Cop asks him what he does.
Guy says he's an Anus Stretcher.
Cop asks "WHAT??", so the guy explains it.
He says they take anuses and stretch them out. They can be really useful when the right size. Tells the cop that it took him over a month, but he once managed to get an anus that stretched six feet across.
Cop looks at him and says "What in the hell do you do with a six foot arsehole"

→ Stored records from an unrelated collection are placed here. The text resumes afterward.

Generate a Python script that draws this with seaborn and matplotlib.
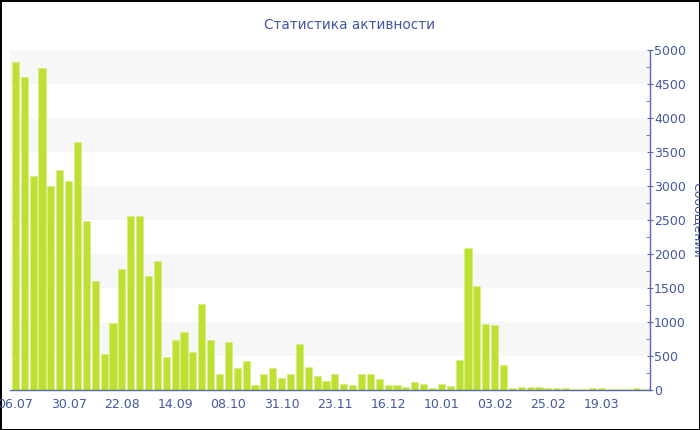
import matplotlib
matplotlib.use("Agg")
import matplotlib.pyplot as plt
import seaborn as sns
import pandas as pd
from matplotlib.ticker import MultipleLocator

# message counts per period
messages = [
    4830, 4600, 3140, 4740, 3000, 3240, 3080, 3640, 2490, 1600,
    530, 980, 1780, 2560, 2560, 1680, 1890, 480, 740, 860,
    560, 1260, 730, 230, 700, 320, 420, 80, 230, 330,
    180, 240, 670, 340, 200, 130, 230, 90, 70, 240,
    235, 160, 80, 75, 50, 120, 85, 35, 90, 65,
    440, 2090, 1530, 970, 950, 370, 35, 50, 40, 50,
    25, 25, 35, 22, 22, 30, 25, 22, 22, 22,
    35, 22,
]
tick_labels = ['06.07', '30.07', '22.08', '14.09', '08.10', '31.10',
               '23.11', '16.12', '10.01', '03.02', '25.02', '19.03']

df = pd.DataFrame({'period': range(len(messages)), 'count': messages})

sns.set_style('white')
plt.rcParams['font.family'] = ['DejaVu Sans']

blue = '#4358a0'
spine_blue = '#5a6aa8'

fig = plt.figure(figsize=(7, 4.3), dpi=100)
fig.patch.set_edgecolor('black')
fig.patch.set_linewidth(2)
ax = fig.add_axes([10 / 700, 40 / 430, 640 / 700, 340 / 430])

# alternating horizontal bands
for lo in range(500, 5000, 1000):
    ax.axhspan(lo, lo + 500, color='#f7f7f7', zorder=0, linewidth=0)

sns.barplot(data=df, x='period', y='count', color='#bde032',
            edgecolor='#d6ee80', linewidth=0.5, width=0.8,
            saturation=1, ax=ax, zorder=2)

ax.set_xlim(-0.6, len(messages) - 0.5)
ax.set_ylim(0, 5000)
ax.set_xticks(range(0, len(messages), 6))
ax.set_xticklabels(tick_labels)
ax.yaxis.set_major_locator(MultipleLocator(500))
ax.yaxis.set_minor_locator(MultipleLocator(250))
ax.yaxis.tick_right()
ax.set_xlabel('')
ax.set_ylabel('')

for s in ['top', 'left']:
    ax.spines[s].set_visible(False)
for s in ['right', 'bottom']:
    ax.spines[s].set_color(spine_blue)
    ax.spines[s].set_linewidth(1)

ax.tick_params(axis='x', colors=spine_blue, labelcolor=blue, labelsize=9,
               length=4, direction='out', pad=2)
ax.tick_params(axis='y', which='major', colors=spine_blue, labelcolor=blue,
               labelsize=9, length=4, direction='inout', pad=1)
ax.tick_params(axis='y', which='minor', colors=spine_blue, length=3,
               direction='in', right=True, left=False)
ax.grid(False)

fig.text(349 / 700, 1 - 25 / 430, 'Статистика активности', ha='center',
         va='center', color=blue, fontsize=9.8)
fig.text(697 / 700, 1 - 220 / 430, 'Сообщений', ha='center', va='center',
         rotation=-90, color=blue, fontsize=9)

fig.savefig('out.png', dpi=100, edgecolor=fig.get_edgecolor())
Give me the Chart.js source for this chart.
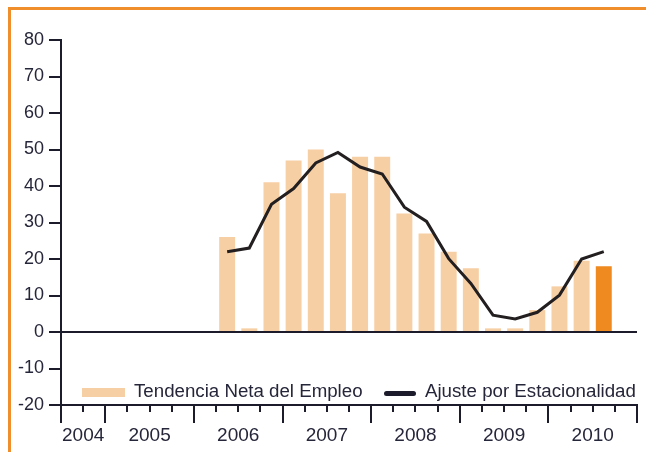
<!DOCTYPE html>
<html>
<head>
<meta charset="utf-8">
<script src="https://cdn.jsdelivr.net/npm/chart.js@4/dist/chart.umd.min.js"></script>
<style>
  html, body { margin: 0; padding: 0; background: #ffffff; }
  #wrap { position: relative; width: 646px; height: 452px; overflow: hidden; }
  #frame { position: absolute; left: 8px; top: 7px; width: 700px; height: 500px;
           border-top: 3px solid #EF8E2B; border-left: 3px solid #EF8E2B; pointer-events: none; }
  canvas { position: absolute; left: 0; top: 0; }
</style>
</head>
<body>
<div id="wrap">
  <canvas id="c" width="646" height="452"></canvas>
  <div id="frame"></div>
</div>
<script>
// Quarterly categories (third quarter of 2004 to fourth quarter of 2010)
const quarters = [
  '2004 T3','2004 T4',
  '2005 T1','2005 T2','2005 T3','2005 T4',
  '2006 T1','2006 T2','2006 T3','2006 T4',
  '2007 T1','2007 T2','2007 T3','2007 T4',
  '2008 T1','2008 T2','2008 T3','2008 T4',
  '2009 T1','2009 T2','2009 T3','2009 T4',
  '2010 T1','2010 T2','2010 T3','2010 T4'
];
const yearLabels = ['2004','2005','2006','2007','2008','2009','2010'];

// Tendencia Neta del Empleo (bars)
const tendencia = [
  null, null,
  null, null, null, null,
  null, 26, 1, 41,
  47, 50, 38, 48,
  48, 32.5, 27, 22,
  17.5, 1, 1, 6,
  12.5, 19.5, 18, null
];
// Ajuste por Estacionalidad (line)
const ajuste = [
  null, null,
  null, null, null, null,
  null, 22, 23, 35,
  39.3, 46.3, 49.2, 45.2,
  43.3, 34.2, 30.3, 20.1,
  13.3, 4.6, 3.6, 5.4,
  10.1, 20, 22, null
];
const yTicks = [-20, -10, 0, 10, 20, 30, 40, 50, 60, 70, 80];

const seriesNames = ['Tendencia Neta del Empleo', 'Ajuste por Estacionalidad'];

const BAR_LIGHT = '#F7CFA4';
const BAR_LAST = '#EE8A20';
const LINE_COLOR = '#231F20';
const AXIS_COLOR = '#1B1B2C';
const TEXT_COLOR = '#26263A';
const FONT_FAMILY = "'Liberation Sans', Arial, Helvetica, sans-serif";

const lastIdx = tendencia.reduce((acc, v, i) => (v !== null ? i : acc), -1);
const barColors = tendencia.map((v, i) => (i === lastIdx ? BAR_LAST : BAR_LIGHT));

const xAxisPlugin = {
  id: 'xAxisPlugin',
  afterDraw(chart) {
    const ctx = chart.ctx;
    const xs = chart.scales.x;
    const ys = chart.scales.y;
    const n = quarters.length;
    const step = xs.getPixelForValue(1) - xs.getPixelForValue(0);
    const bound = i => xs.getPixelForValue(i) - step / 2;
    const yBase = ys.getPixelForValue(ys.min);
    ctx.save();
    ctx.strokeStyle = AXIS_COLOR;
    ctx.lineWidth = 2;
    ctx.beginPath();
    ctx.moveTo(bound(0) - 1, yBase);
    ctx.lineTo(bound(n) + 1, yBase);
    ctx.stroke();
    const yr = i => quarters[i].slice(0, 4);
    const majors = [];
    for (let i = 0; i <= n; i++) {
      const major = i === 0 || i === n || yr(i) !== yr(i - 1);
      if (major) majors.push(i);
      const x = Math.round(bound(i));
      ctx.beginPath();
      ctx.moveTo(x, yBase);
      ctx.lineTo(x, yBase + (major ? 18 : 7));
      ctx.stroke();
    }
    ctx.fillStyle = TEXT_COLOR;
    ctx.font = '19px ' + FONT_FAMILY;
    ctx.textAlign = 'center';
    ctx.textBaseline = 'middle';
    for (let k = 0; k < majors.length - 1; k++) {
      const cx = (bound(majors[k]) + bound(majors[k + 1])) / 2;
      ctx.fillText(yr(majors[k]), cx, yBase + 31);
    }
    ctx.restore();
  }
};

const legendPlugin = {
  id: 'legendPlugin',
  afterDraw(chart) {
    const ctx = chart.ctx;
    ctx.save();
    ctx.font = '18.7px ' + FONT_FAMILY;
    ctx.fillStyle = TEXT_COLOR;
    ctx.textBaseline = 'alphabetic';
    ctx.textAlign = 'left';
    // bar swatch
    ctx.fillStyle = BAR_LIGHT;
    ctx.fillRect(82, 388, 43, 9);
    ctx.fillStyle = TEXT_COLOR;
    ctx.fillText(seriesNames[0], 134, 397);
    // line swatch
    ctx.strokeStyle = AXIS_COLOR;
    ctx.lineWidth = 5;
    ctx.lineCap = 'round';
    ctx.beginPath();
    ctx.moveTo(386.5, 393.5);
    ctx.lineTo(413.5, 393.5);
    ctx.stroke();
    ctx.fillText(seriesNames[1], 425, 397);
    ctx.restore();
  }
};

new Chart(document.getElementById('c'), {
  data: {
    labels: quarters,
    datasets: [
      {
        type: 'line',
        label: seriesNames[1],
        data: ajuste,
        borderColor: LINE_COLOR,
        borderWidth: 3,
        pointRadius: 0,
        tension: 0,
        fill: false,
        order: 0
      },
      {
        type: 'bar',
        label: seriesNames[0],
        data: tendencia,
        backgroundColor: barColors,
        borderWidth: 0,
        barPercentage: 0.72,
        categoryPercentage: 1,
        order: 1
      }
    ]
  },
  options: {
    responsive: false,
    devicePixelRatio: 1,
    animation: false,
    events: [],
    layout: { padding: { left: 0, right: 9, top: 40, bottom: 47 } },
    plugins: {
      legend: { display: false },
      tooltip: { enabled: false },
      title: { display: false }
    },
    scales: {
      x: {
        type: 'category',
        display: false,
        offset: true
      },
      y: {
        type: 'linear',
        position: 'left',
        min: -20,
        max: 80,
        z: 1,
        afterFit(scale) { scale.width = 61; },
        afterBuildTicks(scale) { scale.ticks = yTicks.map(v => ({ value: v })); },
        ticks: {
          color: TEXT_COLOR,
          font: { family: FONT_FAMILY, size: 18 },
          padding: 5
        },
        grid: {
          drawOnChartArea: true,
          color: c => (c.tick && c.tick.value === 0 ? AXIS_COLOR : 'rgba(0,0,0,0)'),
          lineWidth: 2,
          tickLength: 12,
          tickColor: AXIS_COLOR,
          tickWidth: 2
        },
        border: { display: true, color: AXIS_COLOR, width: 2 }
      }
    }
  },
  plugins: [xAxisPlugin, legendPlugin]
});
</script>
</body>
</html>
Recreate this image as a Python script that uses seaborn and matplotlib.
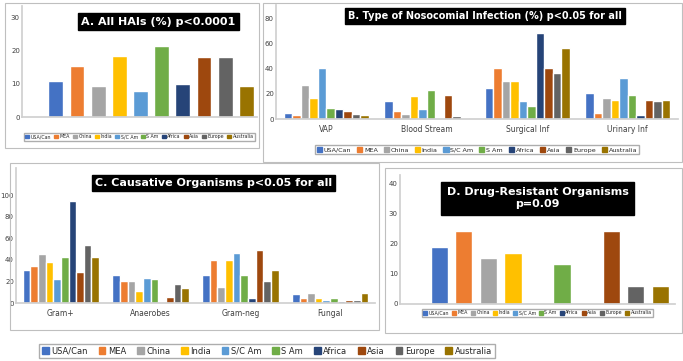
import numpy as np
import pandas as pd
import matplotlib
matplotlib.use("Agg")
import matplotlib.pyplot as plt
import seaborn as sns
from matplotlib.patches import Rectangle

# regions and colours (Office palette)
regions = ["USA/Can", "MEA", "China", "India", "S/C Am", "S Am", "Africa", "Asia", "Europe", "Australia"]
colors = ["#4472C4", "#ED7D31", "#A5A5A5", "#FFC000", "#5B9BD5",
          "#70AD47", "#264478", "#9E480E", "#636363", "#997300"]

# A. all HAIs (%)
all_hai = [10.9, 15.3, 9.2, 18.3, 7.8, 21.4, 9.9, 18.0, 18.0, 9.2]

# B. type of nosocomial infection (%)
inf_types = ["VAP", "Blood Stream", "Surgical Inf", "Urinary Inf"]
vap = [5, 3, 27, 17, 41, 9, 8, 6, 4, 3]
blood = [14, 6, 4, 18, 8, 23, 1, 19, 2, 1]
surgical = [25, 41, 30, 30, 14, 10, 69, 41, 37, 57]
urinary = [21, 5, 17, 15, 33, 19, 3, 15, 14, 15]

# C. causative organisms
organisms = ["Gram+", "Anaerobes", "Gram-neg", "Fungal"]
gram_pos = [31, 34, 45, 38, 22, 43, 94, 29, 54, 43]
anaerobes = [26, 20, 20, 11, 23, 22, 0, 6, 18, 14]
gram_neg = [26, 40, 15, 40, 46, 26, 5, 49, 20, 31]
fungal = [8, 5, 9, 5, 3, 5, 2, 3, 3, 9]

# D. drug-resistant organisms
drug_res = [19, 24.4, 15.4, 17, 0, 13.4, 0, 24.4, 6, 6]

sns.set_theme(style="white")
plt.rcParams["font.family"] = ["DejaVu Sans"]

W, H = 683, 361
fig = plt.figure(figsize=(W / 100, H / 100), dpi=100)
pal = dict(zip(regions, colors))


def ax_px(x0, y0, x1, y1):
    # pixel box -> figure axes
    return fig.add_axes([x0 / W, 1 - y1 / H, (x1 - x0) / W, (y1 - y0) / H])


def frame(x0, y0, x1, y1):
    fig.patches.append(Rectangle((x0 / W, 1 - y1 / H), (x1 - x0) / W, (y1 - y0) / H,
                                 transform=fig.transFigure, fill=False,
                                 edgecolor="#bfbfbf", lw=0.8))


def style(ax):
    for s in ["top", "right"]:
        ax.spines[s].set_visible(False)
    ax.spines["left"].set_color("#d0d0d0")
    ax.spines["bottom"].set_color("#d0d0d0")
    ax.tick_params(axis="both", labelsize=5, length=0, pad=1.5, colors="#404040")
    ax.set_xlabel("")
    ax.set_ylabel("")


def title_box(ax, txt, x, y, fs=6.5, pad=0.3):
    ax.text(x, y, txt, transform=ax.transAxes, ha="center", va="center",
            color="white", fontsize=fs, fontweight="bold",
            bbox=dict(boxstyle=f"square,pad={pad}", facecolor="black", edgecolor="black"))


def small_legend(ax, y, fs=3.5, cs=0.6):
    handles = [Rectangle((0, 0), 1, 1, color=c) for c in colors]
    ax.legend(handles, regions, loc="upper center", bbox_to_anchor=(0.5, y), ncol=10,
              fontsize=fs, frameon=True, handlelength=0.8, handleheight=0.8,
              columnspacing=cs, handletextpad=0.3, borderpad=0.3, edgecolor="#999999",
              fancybox=False)


def grouped(ax, cats, series):
    rows = []
    for cat, vals in zip(cats, series):
        for r, v in zip(regions, vals):
            rows.append({"cat": cat, "region": r, "val": v})
    df = pd.DataFrame(rows)
    sns.barplot(data=df, x="cat", y="val", hue="region", hue_order=regions,
                palette=pal, ax=ax, width=0.85, legend=False, saturation=1)


# --- A
frame(5, 3, 259, 148)
axA = ax_px(22, 6, 257, 117)
dfA = pd.DataFrame({"region": regions, "val": all_hai})
sns.barplot(data=dfA, x="region", y="val", hue="region", palette=pal, ax=axA,
            width=0.7, legend=False, saturation=1)
axA.set_xlim(-1.6, 9.5)
axA.set_ylim(0, 33.3)
axA.set_yticks([0, 10, 20, 30])
axA.set_xticks([])
style(axA)
title_box(axA, "A. All HAIs (%) p<0.0001", 0.58, 0.86, fs=8)
small_legend(axA, -0.12, fs=3.4, cs=0.7)

# --- B
frame(263, 3, 682, 162)
axB = ax_px(276, 5, 678, 119)
grouped(axB, inf_types, [vap, blood, surgical, urinary])
axB.set_ylim(0, 91)
axB.set_yticks([0, 20, 40, 60, 80])
style(axB)
axB.tick_params(axis="x", labelsize=5.5, pad=4)
title_box(axB, "B. Type of Nosocomial Infection (%) p<0.05 for all", 0.52, 0.9, fs=7)
small_legend(axB, -0.2, fs=4.6, cs=0.9)

# --- C
frame(10, 163, 379, 330)
axC = ax_px(16, 168, 375, 303)
grouped(axC, organisms, [gram_pos, anaerobes, gram_neg, fungal])
axC.set_ylim(0, 125)
axC.set_yticks([0, 20, 40, 60, 80, 100])
style(axC)
axC.tick_params(axis="x", labelsize=5.5, pad=4)
title_box(axC, "C. Causative Organisms p<0.05 for all", 0.55, 0.89, fs=8)

# --- D
frame(385, 168, 682, 333)
axD = ax_px(400, 175, 675, 304)
dfD = pd.DataFrame({"region": regions, "val": drug_res})
sns.barplot(data=dfD, x="region", y="val", hue="region", palette=pal, ax=axD,
            width=0.7, legend=False, saturation=1)
axD.set_xlim(-1.6, 9.6)
axD.set_ylim(0, 43)
axD.set_yticks([0, 10, 20, 30, 40])
axD.set_xticks([])
style(axD)
title_box(axD, "D. Drug-Resistant Organisms\np=0.09", 0.5, 0.82, fs=8, pad=0.5)
small_legend(axD, -0.02, fs=3.4, cs=0.7)

# --- bottom legend
handles = [Rectangle((0, 0), 1, 1, color=c) for c in colors]
fig.legend(handles, regions, loc="center", bbox_to_anchor=(267 / W, 1 - 351 / H), ncol=10,
           fontsize=6, frameon=True, handlelength=0.8, handleheight=0.8,
           columnspacing=1.3, handletextpad=0.3, borderpad=0.35, edgecolor="#999999",
           fancybox=False)

fig.savefig("out.png", dpi=100)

Guy says "Give him a radar gun and put him at the end of the bridge.
:D
zooworker
September 14th, 2006, 09:37 PM
Bar Cop
There was this policeman who liked to stake out bars for an easy job by watching the drunks and then arresting them. After a while, a man came out and starting walking to his car. The man could not keep his balance and fell down several times. He finally found his car after wandering the carpark for a few minutes. The man tried to open his door but couldn't insert the key properly. The policeman was thinking to himself that this dude was clearly drunk. The man put the key in the ignition and sat there in his car. He blinked a few times and then did nothing. The policeman goes up to him and pulls him out of his car. The policeman orders the man to breathe into the breathalyser. It reads 0.0. The cop is puzzled and says:"I'm sorry, but I think that this piece of shit is broken." The man replies:"I doubt it, I'm the designated decoy."
turtletime
September 14th, 2006, 09:52 PM
Bar Cop
There was this policeman who liked to stake out bars for an easy job by watching the drunks and then arresting them. After a while, a man came out and starting walking to his car. The man could not keep his balance and fell down several times. He finally found his car after wandering the carpark for a few minutes. The man tried to open his door but couldn't insert the key properly. The policeman was thinking to himself that this dude was clearly drunk. The man put the key in the ignition and sat there in his car. He blinked a few times and then did nothing. The policeman goes up to him and pulls him out of his car. The policeman orders the man to breathe into the breathalyser. It reads 0.0. The cop is puzzled and says:"I'm sorry, but I think that this piece of shit is broken." The man replies:"I doubt it, I'm the designated decoy."
aaah, one of my favorite cop jokes! :)
sar94pga
September 14th, 2006, 10:19 PM
aaah, one of my favorite cop jokes! :)
i am ashamed that we never thought of that back in the day.....designated decoy...thats brilliant!
turtletime
September 14th, 2006, 10:24 PM
i am ashamed that we never thought of that back in the day.....designated decoy...thats brilliant!
i don't think i could have ever filled that role!!!!! but I sure did practice!!